# Early 70's Ariens 10,000 Series? Question



## lfeissner68 (Sep 30, 2016)

I have a OLD Ariens snowblower. From a website I found, The Ariens 1960's and 1970's Sno-Thro info site.
I think it's a late 60's or early 70's 10,000 series. It has the square chute, the dual levers to disengage the impellers.

Two years back, the engine died. I think the crankshaft broke. I ditched the engine and got a used SnowKing engine from a local shop. The snowblower never has really performed that well since. The new (used) engine seems to run fine, but it will bog down with as little as 4-5 inches of snow in 2nd gear. I got thinking about the pulley size on the new (used) engine, I never really thought about removing the pulley from the original Ariens engine. I'm thinking the pulley on the new (used) engine I have now is too small and not powering the impellers/drive train of the blower to full speed. I did have to shim the new engine off the plate a little for the belt to be tight when engaged (hind sight).

Could someone tell me what the factory engine pulley diameter is supposed to be? I'm thinking if I put the proper size pulley back on the new (used) engine, it will perform like it should. 

PS The New (used) engine is I think a 12HP, which I think is larger than the factory one. Thanks for any help!


----------



## YSHSfan (Jun 25, 2014)

Welcome to the forum....!
How is the blower speed compared to before (if it is slower than you do have a smaller pulley, but if it is faster you actually have a larger pulley compared to what you had), older blowers had smaller pulleys than later ones.
I think that you may have an engine issue, carburetor perhaps.... try cleaning it and see what happens.


----------



## lfeissner68 (Sep 30, 2016)

Thanks for answering. I'm 90% sure, again (hind-sight), that the blower is slower. The New (used) engine, starts right up and powers up to what I think is full power. Even with the machine stopped, and the engine at full power, the blower 'tines' in front seem to be moving slowly. And like I said, even a light/powdery snow of 6" will bog the machine down if I even attempt to run it faster than 2nd gear (out of 5). I really can't remember 'visually' what size pulley the original Ariens motor had on it. But looking at this SnowKing engine, the pulley does look small. Which would make sense of why I had to shim the motor up to put proper tension on the 'original' (to the motor) belt.


----------



## YSHSfan (Jun 25, 2014)

Something that does not make to much sense (to me) is that if the impeller was spinning slower than it used to, the engine should actually have more power and not bug down unless the impeller is spinning so slow that it is clogging up.
You must have had a 7 or 8 hp engine before, going to a 12 hp engine you are adding 50+% more power to it (if the engine is working well it should not bog down), maybe we are missing or overlooking something.....


----------



## lfeissner68 (Sep 30, 2016)

hsblowersfan said:


> Something that does not make to much sense (to me) is that if the impeller was spinning slower than it used to, the engine should actually have more power and not bug down unless the impeller is spinning so slow that it is clogging up.
> You must have had a 7 or 8 hp engine before, going to a 12 hp engine you are adding 50+% more power to it (if the engine is working well it should not bog down), maybe we are missing or overlooking something.....
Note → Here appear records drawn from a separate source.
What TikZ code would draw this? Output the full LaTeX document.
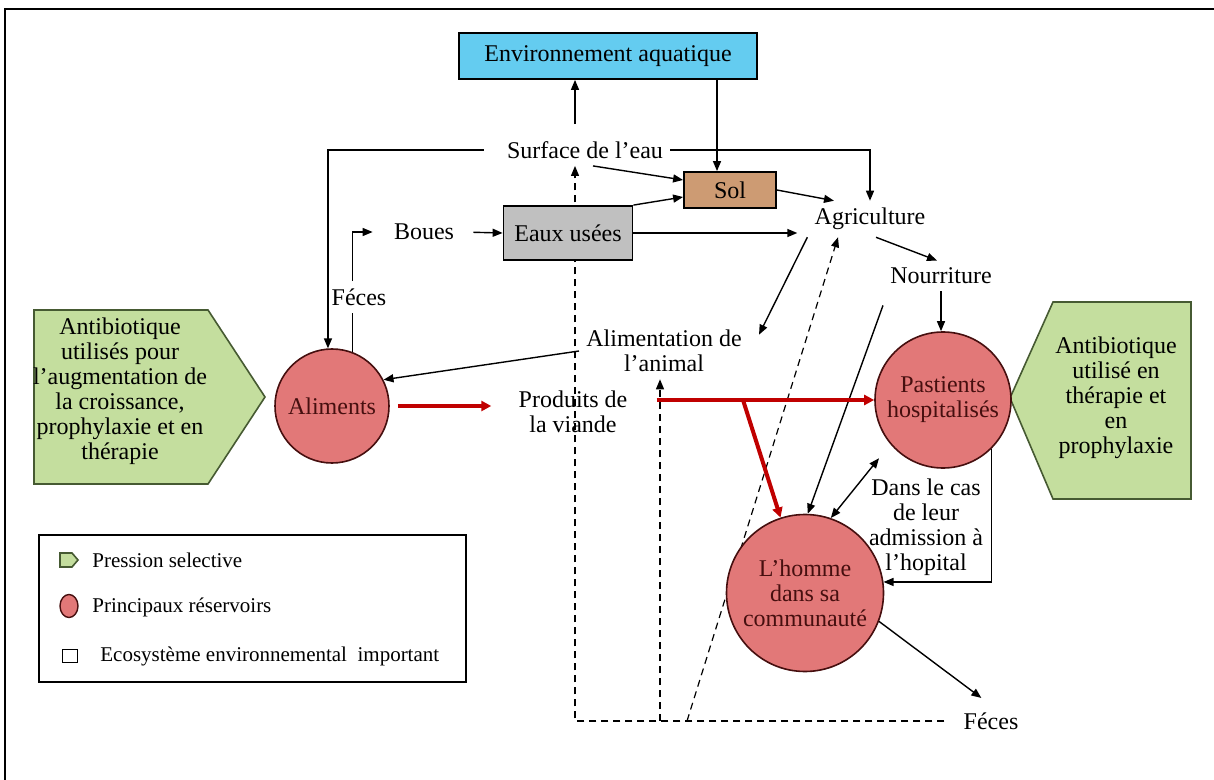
\documentclass[tikz,border=0pt]{standalone}
\usepackage{fontspec}
\setmainfont{Liberation Serif}
\usepackage{tikz}
\usetikzlibrary{arrows.meta,calc,backgrounds,shapes.geometric}
\definecolor{bleuEau}{RGB}{100,204,240}
\definecolor{brunSol}{RGB}{205,155,115}
\definecolor{grisUse}{RGB}{192,192,192}
\definecolor{rougeRes}{RGB}{226,120,120}
\definecolor{texteRes}{RGB}{70,15,15}
\definecolor{vertPres}{RGB}{196,222,158}
\definecolor{vertBord}{RGB}{70,90,50}
\definecolor{rougeFl}{RGB}{192,0,0}

\begin{document}
\begin{tikzpicture}[x=0.5pt,y=-0.5pt,line width=0.7pt,
    font=\fontsize{12}{12.5}\selectfont,
    >={Triangle[length=5pt,width=4pt]},
    boite/.style={draw,rectangle,line width=0.9pt},
    reserv/.style={draw=texteRes,circle,fill=rougeRes,text=texteRes,align=center,inner sep=1pt,line width=0.8pt},
    pression/.style={fill=vertPres,draw=vertBord,line width=0.8pt},
    pointille/.style={dash pattern=on 3.5pt off 2.5pt,line width=0.6pt},
    fleche/.style={draw=rougeFl,line width=2pt,-{Triangle[length=5pt,width=5pt]}},
    legende/.style={anchor=west,font=\fontsize{10.5}{12}\selectfont}]
      \useasboundingbox (0,0) rectangle (1214,780);
      \draw[line width=1pt] (5,780) -- (5,9) -- (1214,9);

      \filldraw[pression] (34,310) -- (208,310) -- (265,397) -- (208,484) -- (34,484) -- cycle;
      \node[align=center] (AbG) at (120,391) {Antibiotique\\utilisés pour\\l’augmentation de\\la croissance,\\prophylaxie et en\\thérapie};
      \filldraw[pression] (1010,398) -- (1053,302) -- (1191,302) -- (1191,499) -- (1053,499) -- cycle;
      \node[align=center] (AbD) at (1116,398) {Antibiotique\\utilisé en\\thérapie et\\en\\prophylaxie};

      \node[boite,fill=bleuEau,minimum width=149pt,minimum height=23pt] (Env) at (608,56) {Environnement aquatique};
      \node[boite,fill=brunSol,minimum width=46pt,minimum height=18pt] (Sol) at (730,190) {Sol};
      \node[boite,fill=grisUse,minimum width=64.5pt,minimum height=27pt] (Eaux) at (568,233) {Eaux usées};

      \node (Surf) at (585,150) {Surface de l’eau};
      \node (Boues) at (424,232) {Boues};
      \node (FecA) at (359,297) {Féces};
      \node (Agri) at (870,219) {Agriculture};
      \node (Nour) at (941,276) {Nourriture};
      \node[align=center] (AlimA) at (664,351) {Alimentation de\\l’animal};
      \node[align=center] (Prod) at (573,412) {Produits de\\la viande};
      \node[align=center] (Dans) at (926,527) {Dans le cas\\de leur\\admission à\\l’hopital};
      \node (FecH) at (991,721) {Féces};

      \node[reserv,minimum size=57pt] (Alim) at (332,406) {Aliments};
      \node[reserv,minimum size=68pt] (Past) at (943,400) {Pastients\\hospitalisés};
      \node[reserv,minimum size=78.5pt] (Homme) at (805,593) {L’homme\\dans sa\\communauté};

      \draw[->,shorten <=5pt] ([xshift=-5pt]Surf.north) -- ([xshift=-5pt]Surf.north |- Env.south);
      \draw[->] ([xshift=-6.5pt]Sol.north |- Env.south) -- ([xshift=-6.5pt]Sol.north);
      \draw[->] ([xshift=4pt]Surf.south) -- ([yshift=5pt]Sol.west);
      \draw[->] (Eaux.north east) -- ([yshift=-3.5pt]Sol.west);
      \draw[->] (Surf.east) -| (Agri.north);
      \draw[->,shorten <=8pt] (Surf.west) -| (Alim.94);
      \draw[->] (Sol.east) -- ([xshift=-18pt]Agri.north);
      \draw[->,shorten >=5pt] (Eaux.east) -- (Eaux.east -| Agri.west);
      \draw[->] ([xshift=3pt]Agri.south) -- ([xshift=-2pt]Nour.north);
      \draw[->] (Agri.south west) -- ([shift={(5pt,-6pt)}]AlimA.north east);
      \draw[->] (Nour.south) -- (Nour.south |- Past.north);
      \draw[->] ([yshift=-7pt]Nour.south west) -- (Homme.88);
      \draw[->] (AlimA.west) -- (Alim.27);
      \draw (Alim.69) -- (Alim.69 |- FecA.south);
      \draw[->,shorten >=7pt] (Alim.69 |- FecA.north) |- (Boues.west);
      \draw[->,shorten <=6pt] (Boues.east) -- (Eaux.west);
      \draw[->] (Past.-45) |- (Homme.8);
      \draw[<->,shorten >=9pt] (Homme.71) -- (Past.220);
      \draw[->,shorten >=6pt] (Homme.-21) -- (FecH.north);

      \draw[fleche,shorten <=4pt,shorten >=10pt] (Alim.east) -- (Alim.east -| Prod.west);
      \draw[fleche,shorten <=11pt] (Prod.east |- Past.west) -- (Past.west);
      \coordinate (rB) at (743,400);
      \draw[fleche] (rB) -- (Homme.108);

      \begin{scope}[on background layer]
        \coordinate (dG) at (575,721);
        \coordinate (dM) at (660,721);
        \coordinate (dD) at (687,721);
        \draw[pointille,->,shorten <=6pt] (FecH.west) -- (dG) -- (dG |- Surf.south);
        \draw[pointille,->] (dM) -- (dM |- AlimA.south);
        \draw[pointille,->] (dD) -- ([xshift=-16pt]Agri.south);
      \end{scope}

      \draw[line width=0.8pt] (39,535) rectangle (466,682);
      \filldraw[pression] (60,553) -- (72,553) -- (78,560) -- (72,567) -- (60,567) -- cycle;
      \node[draw=texteRes,ellipse,fill=rougeRes,minimum width=9pt,minimum height=11.5pt,inner sep=0pt] (legR) at (69,606) {};
      \node[draw,minimum width=7.5pt,minimum height=6.5pt,inner sep=0pt] (legE) at (70,656) {};
      \node[legende] (legPt) at (85,560) {Pression selective};
      \node[legende] (legRt) at (85,607) {Principaux réservoirs};
      \node[legende] (legEt) at (93,656) {Ecosystème environnemental\ \ important};
\end{tikzpicture}
\end{document}
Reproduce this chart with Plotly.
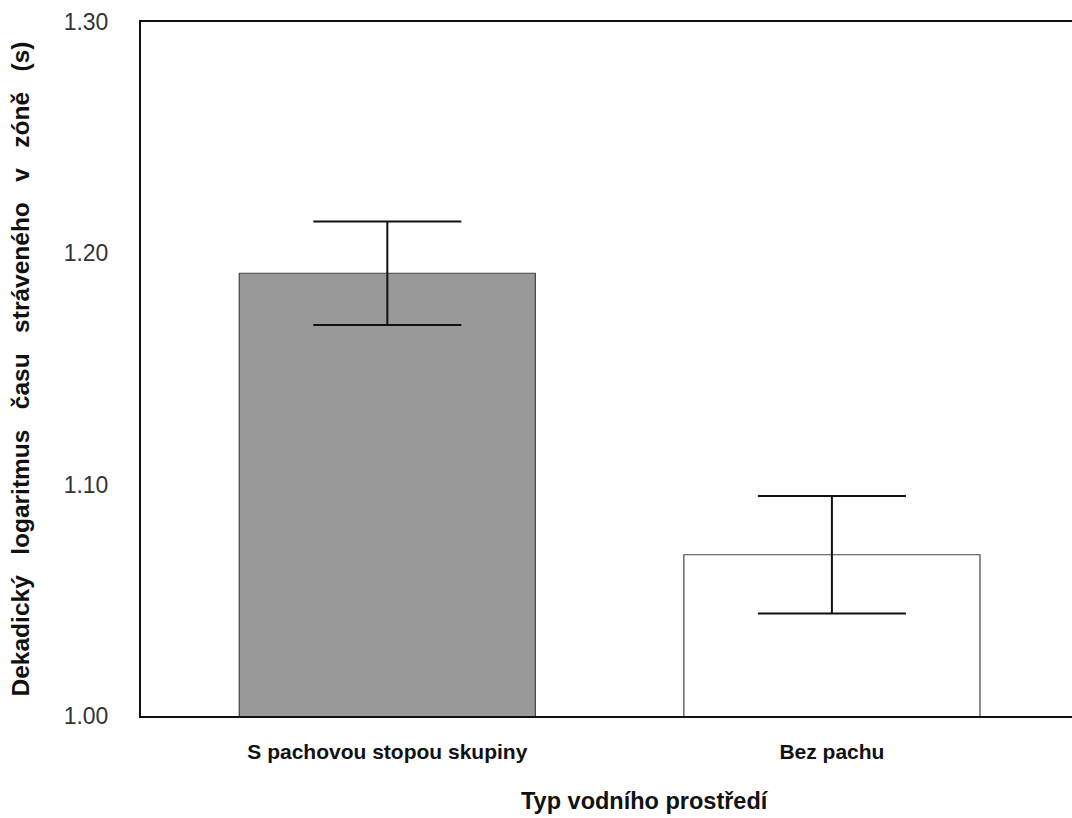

It actually is clogging up on the 2nd stage. Like I said, the current engine seems to run fine, starts right up, sounds like it's a full power, doesn't spit or sputter.

6 inches of snow is the max for 2nd gear (and even then it's laboring). If I try to clear 8-9 inches, I need to run in 1st gear and about every 12 inches of travel I need to squeeze the drive clutch (to stop forward motion) to let the machine catch up.

Really need to know the factory engine pulley diameter to figure this thing out.


----------



## ctdave (Sep 11, 2015)

lfeissner68 said:


> It actually is clogging up on the 2nd stage. Like I said, the current engine seems to run fine, starts right up, sounds like it's a full power, doesn't spit or sputter.
> 
> 6 inches of snow is the max for 2nd gear (and even then it's laboring). If I try to clear 8-9 inches, I need to run in 1st gear and about every 12 inches of travel I need to squeeze the drive clutch (to stop forward motion) to let the machine catch up.
> 
> Really need to know the factory engine pulley diameter to figure this thing out.


is your belt slipping ? do you have the pulley locked in place, as to not spin on the shaft when under load ? I will measure my pulley to get the dia for you

2 1/2" in o.d....1 3/4" i.d that is off the engine sheeve of the orig tech 7 hp engine


----------



## classiccat (Mar 1, 2014)

by bogging down, do you experience a major drop in RPMs? if so, the "new to you" engine may have poor compression (_leaky head gasket, worn cylinder and/or little/no valve clearance, etc._)


----------



## lfeissner68 (Sep 30, 2016)

I am fairly sure the engine shaft is keyed to the pulley so it can not spin on the shaft. I don't remember the belt slipping. 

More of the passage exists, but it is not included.